BRIEF ▸
Repeat every line of the listing below exactly, minus the pictures.

DATA LINES ▸
----------

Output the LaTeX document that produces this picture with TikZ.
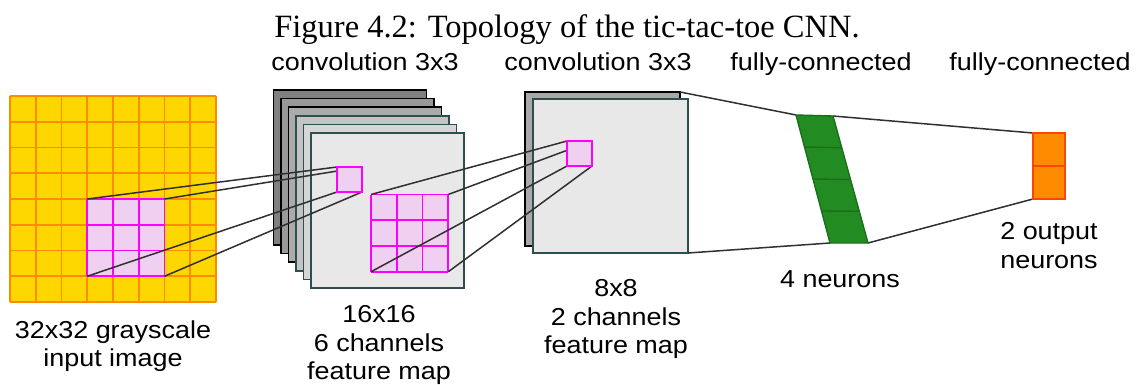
\documentclass[tikz,border=0pt]{standalone}
\usepackage{fontspec}
\setmainfont{Liberation Serif}
\newfontfamily\labelfont[FakeStretch=1.1]{Liberation Sans}
\usetikzlibrary{calc}

\definecolor{gold}{HTML}{FFD700}
\definecolor{gridorange}{HTML}{FF8C00}
\definecolor{patchpink}{HTML}{F0D0F0}
\definecolor{mag}{HTML}{FF00FF}
\definecolor{slate}{HTML}{2F4F4F}
\definecolor{fcgreen}{HTML}{228B22}
\definecolor{fcedge}{HTML}{1B6F1B}
\definecolor{outorange}{HTML}{FF8C00}
\definecolor{outedge}{HTML}{FF4500}
\definecolor{linkgray}{HTML}{303030}

\pgfdeclarelayer{bg}
\pgfdeclarelayer{mid}
\pgfsetlayers{bg,mid,main}

\tikzset{
  box/.style={rectangle, inner sep=0pt, outer sep=0pt, anchor=north west},
  sheet/.style={box, line width=1.6pt, minimum width=153pt, minimum height=155pt},
  mapsheet/.style={box, line width=1.6pt, minimum width=155pt, minimum height=154pt},
  gridline/.style={draw=gridorange, line width=1.8pt},
  patchline/.style={draw=mag, line width=1.6pt},
  cellbox/.style={box, fill=patchpink, draw=mag, line width=1.6pt, minimum size=25pt},
  link/.style={draw=linkgray, line width=1.5pt},
  lbl/.style={font=\labelfont\fontsize{24.5}{28.5}\selectfont, align=center, anchor=north, inner sep=0pt},
}

\begin{document}
\begin{tikzpicture}[x=1pt,y=-1pt]
\useasboundingbox (0,0) rectangle (1139,385);

\node[font=\fontsize{32.5}{37}\selectfont, anchor=base, inner sep=0pt] (cap) at (567,38)
  {Figure 4.2: Topology of the tic-tac-toe CNN.};

\begin{pgfonlayer}{bg}
  % 32x32 input image
  \node[box, fill=gold, minimum size=206pt] (img) at (10,96) {};
  \begin{scope}[shift={(10,96)}]
    \foreach \k in {0,...,8} {
      \draw[gridline] (\k*25.75,0) -- (\k*25.75,206);
      \draw[gridline] (0,\k*25.75) -- (206,\k*25.75);
    }
  \end{scope}
  % 3x3 receptive field on the input
  \node[box, fill=patchpink, minimum size=77.25pt] (p1) at (87.25,199) {};
  \begin{scope}[shift={(87.25,199)}]
    \foreach \k in {0,...,3} {
      \draw[patchline] (\k*25.75,0) -- (\k*25.75,77.25);
      \draw[patchline] (0,\k*25.75) -- (77.25,\k*25.75);
    }
  \end{scope}

  % six 16x16 feature maps
  \foreach \i/\f/\e in {0/808080/black, 1/999999/black, 2/ABABAB/black,
                        3/C4C4C4/slate, 4/D6D6D6/slate, 5/E8E8E8/slate} {
    \definecolor{sheetfill}{HTML}{\f}
    \pgfmathtruncatemacro{\n}{\i+1}
    \node[sheet, fill=sheetfill, draw=\e] (l\n) at (273.3+7.5*\i, 90+8.6*\i) {};
  }
  % 3x3 receptive field on the front feature map
  \node[box, fill=patchpink, minimum size=77.25pt] (p2) at (371,194.5) {};
  \begin{scope}[shift={(371,194.5)}]
    \foreach \k in {0,...,3} {
      \draw[patchline] (\k*25.75,0) -- (\k*25.75,77.25);
      \draw[patchline] (0,\k*25.75) -- (77.25,\k*25.75);
    }
  \end{scope}

  % two 8x8 feature maps
  \node[mapsheet, fill={rgb,255:red,169;green,169;blue,169}, draw=black] (m1) at (525,92) {};
  \node[mapsheet, fill={rgb,255:red,232;green,232;blue,232}, draw=slate] (m2) at (533,99) {};
\end{pgfonlayer}

% single output cells of the convolutions
\node[cellbox] (s1) at (337,167) {};
\node[cellbox] (s2) at (567,141) {};

% fully-connected layer of 4 neurons
\coordinate (g1) at (796,115);
\coordinate (g2) at (833,116);
\coordinate (g3) at (868,243);
\coordinate (g4) at (830,243);
\fill[fcgreen] (g1) -- (g2) -- (g3) -- (g4) -- cycle;
\foreach \t in {0.25,0.5,0.75}
  \draw[fcedge, line width=1.4pt] ($(g1)!\t!(g4)$) -- ($(g2)!\t!(g3)$);
\draw[fcedge, line width=1.4pt] (g1) -- (g2) -- (g3) -- (g4) -- cycle;

% output layer of 2 neurons
\node[box, fill=outorange, draw=outedge, line width=1.6pt,
      minimum width=32pt, minimum height=66pt] (out) at (1033,133) {};
\draw[outedge, line width=1.6pt] (out.west) -- (out.east);

% connections
\begin{pgfonlayer}{mid}
  \draw[link] (p1.north west) -- (s1.north west);
  \draw[link] (p1.north east) -- (s1.north east);
  \draw[link] (p1.south west) -- (s1.south west);
  \draw[link] (p1.south east) -- (s1.south east);
  \draw[link] (p2.north west) -- (s2.north west);
  \draw[link] (p2.north east) -- (s2.north east);
  \draw[link] (p2.south west) -- (s2.south west);
  \draw[link] (p2.south east) -- (s2.south east);
  \draw[link] (m1.north east) -- (g1);
  \draw[link] (m2.south east) -- (g4);
  \draw[link] (g2) -- (out.north west);
  \draw[link] (g3) -- (out.south west);
\end{pgfonlayer}

% layer titles
\node[lbl] (t1) at (365,52.5) {convolution 3x3};
\node[lbl] (t2) at (598,52.5) {convolution 3x3};
\node[lbl] (t3) at (821,52.5) {fully-connected};
\node[lbl] (t4) at (1040,52.5) {fully-connected};

% layer descriptions
\node[lbl] (d1) at (113,320.4) {32x32 grayscale\\input image};
\node[lbl] (d2) at (379,305.4) {16x16\\6 channels\\feature map};
\node[lbl] (d3) at (616,279.4) {8x8\\2 channels\\feature map};
\node[lbl] (d4) at (840,270.4) {4 neurons};
\node[lbl] (d5) at (1049,222.4) {2 output\\neurons};
\end{tikzpicture}
\end{document}
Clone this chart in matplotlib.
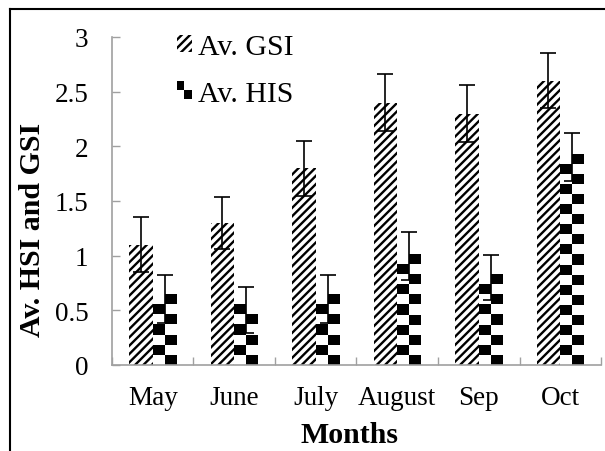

----------

RESPONSE TO THIS EXERCISE ▸
Output the LaTeX document that produces this picture with TikZ.
\documentclass[tikz,border=0pt]{standalone}
\usepackage{fontspec}
\setmainfont{Liberation Serif}
\newfontfamily\labelfont[FakeStretch=1.1]{Liberation Sans}
\usetikzlibrary{calc}

\definecolor{gold}{HTML}{FFD700}
\definecolor{gridorange}{HTML}{FF8C00}
\definecolor{patchpink}{HTML}{F0D0F0}
\definecolor{mag}{HTML}{FF00FF}
\definecolor{slate}{HTML}{2F4F4F}
\definecolor{fcgreen}{HTML}{228B22}
\definecolor{fcedge}{HTML}{1B6F1B}
\definecolor{outorange}{HTML}{FF8C00}
\definecolor{outedge}{HTML}{FF4500}
\definecolor{linkgray}{HTML}{303030}

\pgfdeclarelayer{bg}
\pgfdeclarelayer{mid}
\pgfsetlayers{bg,mid,main}

\tikzset{
  box/.style={rectangle, inner sep=0pt, outer sep=0pt, anchor=north west},
  sheet/.style={box, line width=1.6pt, minimum width=153pt, minimum height=155pt},
  mapsheet/.style={box, line width=1.6pt, minimum width=155pt, minimum height=154pt},
  gridline/.style={draw=gridorange, line width=1.8pt},
  patchline/.style={draw=mag, line width=1.6pt},
  cellbox/.style={box, fill=patchpink, draw=mag, line width=1.6pt, minimum size=25pt},
  link/.style={draw=linkgray, line width=1.5pt},
  lbl/.style={font=\labelfont\fontsize{24.5}{28.5}\selectfont, align=center, anchor=north, inner sep=0pt},
}

\begin{document}
\begin{tikzpicture}[x=1pt,y=-1pt]
\useasboundingbox (0,0) rectangle (1139,385);

\node[font=\fontsize{32.5}{37}\selectfont, anchor=base, inner sep=0pt] (cap) at (567,38)
  {Figure 4.2: Topology of the tic-tac-toe CNN.};

\begin{pgfonlayer}{bg}
  % 32x32 input image
  \node[box, fill=gold, minimum size=206pt] (img) at (10,96) {};
  \begin{scope}[shift={(10,96)}]
    \foreach \k in {0,...,8} {
      \draw[gridline] (\k*25.75,0) -- (\k*25.75,206);
      \draw[gridline] (0,\k*25.75) -- (206,\k*25.75);
    }
  \end{scope}
  % 3x3 receptive field on the input
  \node[box, fill=patchpink, minimum size=77.25pt] (p1) at (87.25,199) {};
  \begin{scope}[shift={(87.25,199)}]
    \foreach \k in {0,...,3} {
      \draw[patchline] (\k*25.75,0) -- (\k*25.75,77.25);
      \draw[patchline] (0,\k*25.75) -- (77.25,\k*25.75);
    }
  \end{scope}

  % six 16x16 feature maps
  \foreach \i/\f/\e in {0/808080/black, 1/999999/black, 2/ABABAB/black,
                        3/C4C4C4/slate, 4/D6D6D6/slate, 5/E8E8E8/slate} {
    \definecolor{sheetfill}{HTML}{\f}
    \pgfmathtruncatemacro{\n}{\i+1}
    \node[sheet, fill=sheetfill, draw=\e] (l\n) at (273.3+7.5*\i, 90+8.6*\i) {};
  }
  % 3x3 receptive field on the front feature map
  \node[box, fill=patchpink, minimum size=77.25pt] (p2) at (371,194.5) {};
  \begin{scope}[shift={(371,194.5)}]
    \foreach \k in {0,...,3} {
      \draw[patchline] (\k*25.75,0) -- (\k*25.75,77.25);
      \draw[patchline] (0,\k*25.75) -- (77.25,\k*25.75);
    }
  \end{scope}

  % two 8x8 feature maps
  \node[mapsheet, fill={rgb,255:red,169;green,169;blue,169}, draw=black] (m1) at (525,92) {};
  \node[mapsheet, fill={rgb,255:red,232;green,232;blue,232}, draw=slate] (m2) at (533,99) {};
\end{pgfonlayer}

% single output cells of the convolutions
\node[cellbox] (s1) at (337,167) {};
\node[cellbox] (s2) at (567,141) {};

% fully-connected layer of 4 neurons
\coordinate (g1) at (796,115);
\coordinate (g2) at (833,116);
\coordinate (g3) at (868,243);
\coordinate (g4) at (830,243);
\fill[fcgreen] (g1) -- (g2) -- (g3) -- (g4) -- cycle;
\foreach \t in {0.25,0.5,0.75}
  \draw[fcedge, line width=1.4pt] ($(g1)!\t!(g4)$) -- ($(g2)!\t!(g3)$);
\draw[fcedge, line width=1.4pt] (g1) -- (g2) -- (g3) -- (g4) -- cycle;

% output layer of 2 neurons
\node[box, fill=outorange, draw=outedge, line width=1.6pt,
      minimum width=32pt, minimum height=66pt] (out) at (1033,133) {};
\draw[outedge, line width=1.6pt] (out.west) -- (out.east);

% connections
\begin{pgfonlayer}{mid}
  \draw[link] (p1.north west) -- (s1.north west);
  \draw[link] (p1.north east) -- (s1.north east);
  \draw[link] (p1.south west) -- (s1.south west);
  \draw[link] (p1.south east) -- (s1.south east);
  \draw[link] (p2.north west) -- (s2.north west);
  \draw[link] (p2.north east) -- (s2.north east);
  \draw[link] (p2.south west) -- (s2.south west);
  \draw[link] (p2.south east) -- (s2.south east);
  \draw[link] (m1.north east) -- (g1);
  \draw[link] (m2.south east) -- (g4);
  \draw[link] (g2) -- (out.north west);
  \draw[link] (g3) -- (out.south west);
\end{pgfonlayer}

% layer titles
\node[lbl] (t1) at (365,52.5) {convolution 3x3};
\node[lbl] (t2) at (598,52.5) {convolution 3x3};
\node[lbl] (t3) at (821,52.5) {fully-connected};
\node[lbl] (t4) at (1040,52.5) {fully-connected};

% layer descriptions
\node[lbl] (d1) at (113,320.4) {32x32 grayscale\\input image};
\node[lbl] (d2) at (379,305.4) {16x16\\6 channels\\feature map};
\node[lbl] (d3) at (616,279.4) {8x8\\2 channels\\feature map};
\node[lbl] (d4) at (840,270.4) {4 neurons};
\node[lbl] (d5) at (1049,222.4) {2 output\\neurons};
\end{tikzpicture}
\end{document}
Clone this chart in matplotlib.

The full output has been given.